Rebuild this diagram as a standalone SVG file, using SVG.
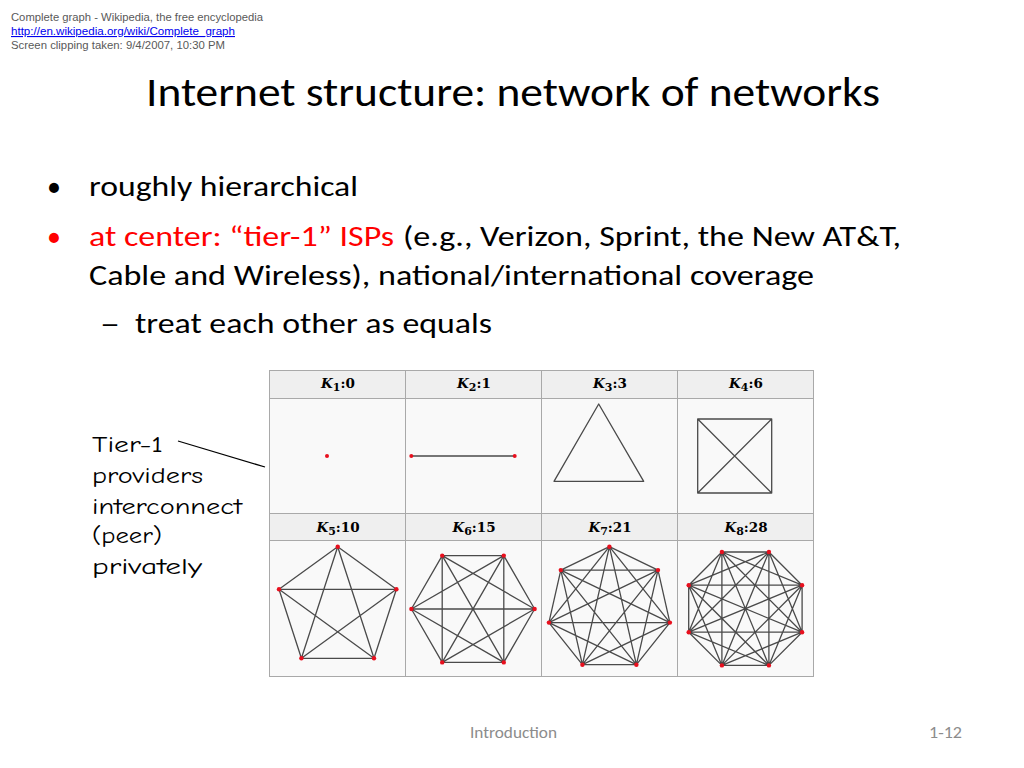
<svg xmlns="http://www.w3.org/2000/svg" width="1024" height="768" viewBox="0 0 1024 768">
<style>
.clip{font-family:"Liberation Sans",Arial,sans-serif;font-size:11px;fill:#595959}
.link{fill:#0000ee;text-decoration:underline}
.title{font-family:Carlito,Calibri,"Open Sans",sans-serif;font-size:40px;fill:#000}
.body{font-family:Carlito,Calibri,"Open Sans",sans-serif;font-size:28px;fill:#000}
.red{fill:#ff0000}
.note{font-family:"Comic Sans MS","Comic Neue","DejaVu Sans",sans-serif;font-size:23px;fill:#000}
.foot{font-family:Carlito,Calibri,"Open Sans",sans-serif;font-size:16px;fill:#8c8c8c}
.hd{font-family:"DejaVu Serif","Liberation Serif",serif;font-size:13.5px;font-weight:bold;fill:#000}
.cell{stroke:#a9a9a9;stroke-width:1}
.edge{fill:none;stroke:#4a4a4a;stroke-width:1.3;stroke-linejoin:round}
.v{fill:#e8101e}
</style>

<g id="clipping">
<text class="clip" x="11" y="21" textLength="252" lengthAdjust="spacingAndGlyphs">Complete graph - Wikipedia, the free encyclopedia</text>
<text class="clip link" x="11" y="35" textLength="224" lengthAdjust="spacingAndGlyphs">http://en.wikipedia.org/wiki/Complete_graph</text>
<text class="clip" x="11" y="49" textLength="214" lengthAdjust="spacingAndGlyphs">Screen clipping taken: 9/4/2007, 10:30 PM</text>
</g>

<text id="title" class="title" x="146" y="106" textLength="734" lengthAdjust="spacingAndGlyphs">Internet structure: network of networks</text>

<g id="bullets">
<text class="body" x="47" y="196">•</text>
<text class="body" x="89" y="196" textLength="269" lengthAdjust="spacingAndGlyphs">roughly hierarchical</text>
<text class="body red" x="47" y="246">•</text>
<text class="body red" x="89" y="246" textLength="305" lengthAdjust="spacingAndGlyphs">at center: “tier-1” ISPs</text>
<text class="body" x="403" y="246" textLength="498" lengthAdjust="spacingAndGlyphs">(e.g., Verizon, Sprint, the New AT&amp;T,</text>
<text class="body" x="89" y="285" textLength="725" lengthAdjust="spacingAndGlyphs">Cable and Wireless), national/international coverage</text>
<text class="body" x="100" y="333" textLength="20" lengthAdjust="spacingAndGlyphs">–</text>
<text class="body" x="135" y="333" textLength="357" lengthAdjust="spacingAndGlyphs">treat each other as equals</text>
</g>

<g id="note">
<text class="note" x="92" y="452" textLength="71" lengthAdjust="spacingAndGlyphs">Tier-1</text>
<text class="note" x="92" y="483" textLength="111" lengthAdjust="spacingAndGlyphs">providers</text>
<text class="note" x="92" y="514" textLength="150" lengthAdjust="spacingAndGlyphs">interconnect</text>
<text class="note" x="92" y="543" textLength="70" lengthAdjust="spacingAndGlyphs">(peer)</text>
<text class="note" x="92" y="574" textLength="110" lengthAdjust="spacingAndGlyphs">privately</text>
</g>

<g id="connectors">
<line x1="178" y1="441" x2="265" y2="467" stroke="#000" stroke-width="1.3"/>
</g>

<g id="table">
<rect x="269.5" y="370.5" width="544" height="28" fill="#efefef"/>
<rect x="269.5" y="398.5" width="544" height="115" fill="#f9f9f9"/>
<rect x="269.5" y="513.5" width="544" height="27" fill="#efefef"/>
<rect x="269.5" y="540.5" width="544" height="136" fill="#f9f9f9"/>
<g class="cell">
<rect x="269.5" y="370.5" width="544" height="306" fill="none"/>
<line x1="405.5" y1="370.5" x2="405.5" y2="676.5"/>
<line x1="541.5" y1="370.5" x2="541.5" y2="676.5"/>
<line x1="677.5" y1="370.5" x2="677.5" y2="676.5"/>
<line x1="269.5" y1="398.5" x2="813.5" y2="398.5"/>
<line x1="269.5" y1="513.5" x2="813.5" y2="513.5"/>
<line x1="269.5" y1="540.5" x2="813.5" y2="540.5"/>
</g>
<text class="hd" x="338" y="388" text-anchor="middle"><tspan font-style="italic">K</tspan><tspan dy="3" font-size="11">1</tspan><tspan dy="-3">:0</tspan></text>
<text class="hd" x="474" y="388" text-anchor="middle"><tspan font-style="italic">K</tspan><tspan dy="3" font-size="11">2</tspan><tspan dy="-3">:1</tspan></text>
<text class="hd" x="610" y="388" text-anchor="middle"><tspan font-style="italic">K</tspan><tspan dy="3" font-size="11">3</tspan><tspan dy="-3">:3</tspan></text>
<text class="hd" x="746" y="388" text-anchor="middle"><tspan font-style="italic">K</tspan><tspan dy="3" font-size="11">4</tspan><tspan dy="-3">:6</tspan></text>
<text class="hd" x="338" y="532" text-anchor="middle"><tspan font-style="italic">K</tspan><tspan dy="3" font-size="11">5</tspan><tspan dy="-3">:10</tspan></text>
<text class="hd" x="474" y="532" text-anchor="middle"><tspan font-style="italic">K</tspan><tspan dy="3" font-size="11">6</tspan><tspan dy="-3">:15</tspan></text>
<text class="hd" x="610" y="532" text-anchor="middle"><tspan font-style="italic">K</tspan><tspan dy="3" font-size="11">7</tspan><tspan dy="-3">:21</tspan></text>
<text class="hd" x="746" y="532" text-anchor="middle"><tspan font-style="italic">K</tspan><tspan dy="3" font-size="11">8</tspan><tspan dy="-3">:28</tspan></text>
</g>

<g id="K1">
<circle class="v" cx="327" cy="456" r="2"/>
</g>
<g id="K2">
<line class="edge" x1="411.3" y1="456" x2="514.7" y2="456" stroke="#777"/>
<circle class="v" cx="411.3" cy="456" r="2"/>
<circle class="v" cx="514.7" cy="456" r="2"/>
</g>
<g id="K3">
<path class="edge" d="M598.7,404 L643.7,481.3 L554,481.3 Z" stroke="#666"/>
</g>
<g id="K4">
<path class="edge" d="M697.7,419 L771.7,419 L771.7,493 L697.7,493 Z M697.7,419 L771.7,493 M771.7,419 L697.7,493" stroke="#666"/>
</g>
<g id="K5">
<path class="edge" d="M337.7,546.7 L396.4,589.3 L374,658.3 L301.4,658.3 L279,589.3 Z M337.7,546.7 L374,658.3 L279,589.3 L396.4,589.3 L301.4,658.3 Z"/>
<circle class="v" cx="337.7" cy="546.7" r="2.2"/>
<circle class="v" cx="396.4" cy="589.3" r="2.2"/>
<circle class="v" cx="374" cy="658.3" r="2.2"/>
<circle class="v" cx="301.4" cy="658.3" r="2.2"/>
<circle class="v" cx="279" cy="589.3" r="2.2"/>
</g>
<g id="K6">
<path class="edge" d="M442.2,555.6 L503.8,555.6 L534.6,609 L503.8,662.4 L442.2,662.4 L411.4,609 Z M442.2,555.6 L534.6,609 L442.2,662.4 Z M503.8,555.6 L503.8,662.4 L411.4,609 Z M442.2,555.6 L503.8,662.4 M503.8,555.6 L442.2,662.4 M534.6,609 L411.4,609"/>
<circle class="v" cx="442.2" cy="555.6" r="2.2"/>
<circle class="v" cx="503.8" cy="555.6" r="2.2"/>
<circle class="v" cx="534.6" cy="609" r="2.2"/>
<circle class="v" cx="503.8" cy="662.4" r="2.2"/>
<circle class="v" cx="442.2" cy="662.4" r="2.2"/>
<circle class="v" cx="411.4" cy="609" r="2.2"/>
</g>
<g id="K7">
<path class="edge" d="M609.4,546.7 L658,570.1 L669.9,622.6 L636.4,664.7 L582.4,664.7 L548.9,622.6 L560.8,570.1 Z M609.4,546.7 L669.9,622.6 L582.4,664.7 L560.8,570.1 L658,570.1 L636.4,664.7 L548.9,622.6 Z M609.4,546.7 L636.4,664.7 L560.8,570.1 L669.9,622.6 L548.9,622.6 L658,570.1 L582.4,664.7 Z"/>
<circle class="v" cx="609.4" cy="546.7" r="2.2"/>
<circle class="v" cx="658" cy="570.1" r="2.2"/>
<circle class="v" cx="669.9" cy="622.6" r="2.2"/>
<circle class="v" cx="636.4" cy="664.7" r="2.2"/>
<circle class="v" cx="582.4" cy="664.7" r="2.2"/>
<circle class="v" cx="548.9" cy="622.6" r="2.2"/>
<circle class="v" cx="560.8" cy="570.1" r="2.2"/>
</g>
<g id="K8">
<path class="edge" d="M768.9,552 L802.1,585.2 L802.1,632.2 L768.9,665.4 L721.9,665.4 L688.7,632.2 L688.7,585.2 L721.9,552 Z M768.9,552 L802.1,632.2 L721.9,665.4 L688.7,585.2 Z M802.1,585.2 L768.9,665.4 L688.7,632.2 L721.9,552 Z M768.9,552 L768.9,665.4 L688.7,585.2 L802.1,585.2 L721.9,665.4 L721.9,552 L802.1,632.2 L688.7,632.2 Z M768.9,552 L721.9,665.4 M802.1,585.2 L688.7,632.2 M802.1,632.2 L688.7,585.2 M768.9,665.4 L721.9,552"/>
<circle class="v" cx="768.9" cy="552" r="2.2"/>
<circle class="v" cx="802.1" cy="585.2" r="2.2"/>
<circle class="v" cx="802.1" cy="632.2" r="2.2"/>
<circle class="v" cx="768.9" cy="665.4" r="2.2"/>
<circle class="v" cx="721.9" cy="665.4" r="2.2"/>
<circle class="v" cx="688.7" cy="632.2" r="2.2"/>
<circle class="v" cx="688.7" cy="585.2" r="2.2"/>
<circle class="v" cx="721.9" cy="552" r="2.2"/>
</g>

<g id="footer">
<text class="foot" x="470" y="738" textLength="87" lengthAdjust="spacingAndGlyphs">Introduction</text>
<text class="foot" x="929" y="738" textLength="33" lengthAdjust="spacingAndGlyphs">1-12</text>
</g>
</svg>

● Given task: Without any pictures, reproduce the lines from the first one in the material through the line that has "network of networks</text>", exactly as they appear.

● Task output:
Rebuild this diagram as a standalone SVG file, using SVG.
<svg xmlns="http://www.w3.org/2000/svg" width="1024" height="768" viewBox="0 0 1024 768">
<style>
.clip{font-family:"Liberation Sans",Arial,sans-serif;font-size:11px;fill:#595959}
.link{fill:#0000ee;text-decoration:underline}
.title{font-family:Carlito,Calibri,"Open Sans",sans-serif;font-size:40px;fill:#000}
.body{font-family:Carlito,Calibri,"Open Sans",sans-serif;font-size:28px;fill:#000}
.red{fill:#ff0000}
.note{font-family:"Comic Sans MS","Comic Neue","DejaVu Sans",sans-serif;font-size:23px;fill:#000}
.foot{font-family:Carlito,Calibri,"Open Sans",sans-serif;font-size:16px;fill:#8c8c8c}
.hd{font-family:"DejaVu Serif","Liberation Serif",serif;font-size:13.5px;font-weight:bold;fill:#000}
.cell{stroke:#a9a9a9;stroke-width:1}
.edge{fill:none;stroke:#4a4a4a;stroke-width:1.3;stroke-linejoin:round}
.v{fill:#e8101e}
</style>

<g id="clipping">
<text class="clip" x="11" y="21" textLength="252" lengthAdjust="spacingAndGlyphs">Complete graph - Wikipedia, the free encyclopedia</text>
<text class="clip link" x="11" y="35" textLength="224" lengthAdjust="spacingAndGlyphs">http://en.wikipedia.org/wiki/Complete_graph</text>
<text class="clip" x="11" y="49" textLength="214" lengthAdjust="spacingAndGlyphs">Screen clipping taken: 9/4/2007, 10:30 PM</text>
</g>

<text id="title" class="title" x="146" y="106" textLength="734" lengthAdjust="spacingAndGlyphs">Internet structure: network of networks</text>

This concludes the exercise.